By Rachel Boland
The melodious voices of the College’s Chorale filled Mayo Concert Hall on Saturday, Oct. 14, at 8 p.m. as audience members sat captivated by the music.
The choir, comprised of 24 members, sang 10 songs in Greek, Russian, Latin and Slavonic.
Singing an entire concert in different languages was a first for the Chorale, said Courtney Woods, a senior early childhood education and music double major. Many of the singers had to put in extra work to learn the lyrics.
“We couldn’t really read the symbols,” Woods said. “The texts had to be written out.”
During the concert, the translated lyrics were projected onto a screen behind the students. Pictures of religious figures like Jesus and Mary were also shown to go with the religious theme of the music.
For most of the songs, the choir was arranged so that the different sections, sopranos, tenors, altos and basses were mixed together.
The only exception was the piece “Magnificat” by Arvo Part, where the choir members were organized by section because of the difficulty of the song.
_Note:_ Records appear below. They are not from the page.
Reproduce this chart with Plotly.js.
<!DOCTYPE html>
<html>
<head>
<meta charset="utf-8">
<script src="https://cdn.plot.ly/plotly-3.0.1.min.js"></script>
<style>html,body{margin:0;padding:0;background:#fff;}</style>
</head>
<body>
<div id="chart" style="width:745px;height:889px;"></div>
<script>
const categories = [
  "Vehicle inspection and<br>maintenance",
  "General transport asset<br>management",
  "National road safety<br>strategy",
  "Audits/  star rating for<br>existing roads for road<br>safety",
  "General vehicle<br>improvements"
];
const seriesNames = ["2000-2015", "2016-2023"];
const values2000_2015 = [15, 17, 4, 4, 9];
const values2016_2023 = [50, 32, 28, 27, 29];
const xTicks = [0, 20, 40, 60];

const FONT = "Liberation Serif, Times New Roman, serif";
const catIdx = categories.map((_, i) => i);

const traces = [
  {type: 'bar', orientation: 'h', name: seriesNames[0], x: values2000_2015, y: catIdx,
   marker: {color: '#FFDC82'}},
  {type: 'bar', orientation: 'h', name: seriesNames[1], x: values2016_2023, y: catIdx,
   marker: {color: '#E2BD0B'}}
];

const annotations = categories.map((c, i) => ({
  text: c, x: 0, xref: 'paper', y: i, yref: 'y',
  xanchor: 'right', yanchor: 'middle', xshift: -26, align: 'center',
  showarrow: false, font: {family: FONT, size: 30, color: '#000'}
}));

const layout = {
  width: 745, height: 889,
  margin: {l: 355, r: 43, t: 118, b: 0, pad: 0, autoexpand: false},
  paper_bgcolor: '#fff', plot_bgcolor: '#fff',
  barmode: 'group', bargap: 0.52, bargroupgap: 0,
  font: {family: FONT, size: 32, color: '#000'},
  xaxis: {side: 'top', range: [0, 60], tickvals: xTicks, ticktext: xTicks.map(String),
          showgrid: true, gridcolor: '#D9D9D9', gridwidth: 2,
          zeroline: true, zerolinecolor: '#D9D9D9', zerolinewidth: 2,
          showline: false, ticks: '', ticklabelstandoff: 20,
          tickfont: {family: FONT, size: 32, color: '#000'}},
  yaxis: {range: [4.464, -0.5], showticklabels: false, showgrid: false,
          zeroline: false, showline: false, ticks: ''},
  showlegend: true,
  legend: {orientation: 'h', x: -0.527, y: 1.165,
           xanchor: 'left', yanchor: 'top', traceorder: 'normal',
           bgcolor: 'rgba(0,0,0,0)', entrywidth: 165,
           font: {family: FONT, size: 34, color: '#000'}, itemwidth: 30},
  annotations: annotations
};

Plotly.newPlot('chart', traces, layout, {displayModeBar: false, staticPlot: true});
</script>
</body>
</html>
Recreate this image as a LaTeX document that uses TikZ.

One of the audience members, Corinne Petersen, a junior special education and English double major, said that the integration of the different languages made the concert more lively.
She was especially excited for the second song, “Spaseniye Sodelal (Salvation is Created)” by Pavel Chesnokov.
“Every language has its own music so I think it’s a really interesting experience when you listen to music that is beautiful (with) the added layer of a different language,” Petersen said.
Lorena Limato, a senior music education major, favored the last piece,
“Totus Tuus (Totally Yours)” by Henryk Górecki. Limato appreciated the ending of the piece because it “came down and focused you in.”
“The harmonic material of it sometimes could be very consonant and melodic,” Limato said. “There were other times when the notes would clash with each other on purpose, making the hair on your neck stand up. I liked it.”
The choir was conducted by guest conductor Richard Tang-Yuk. Tang-Yuk has over 30 years of experience conducting and is temporarily replacing the usual conductor of the TCNJ Chorale, John P. Leonard, who is on sabbatical.
Tang-Yuk found it difficult to plan the program without knowing much about the choir or the students involved. However, students were eager to learn and were very committed to the music.
“They learned the notes very quickly,” Tang-Yuk said. “After four rehearsals they had practically learned all the notes.”
Tang-Yuk was pleased with the outcome of the concert.
“I thought it went pretty well,” he said. “It wasn’t perfect, but there are no perfect performances. It’s all about the learning process for the students.”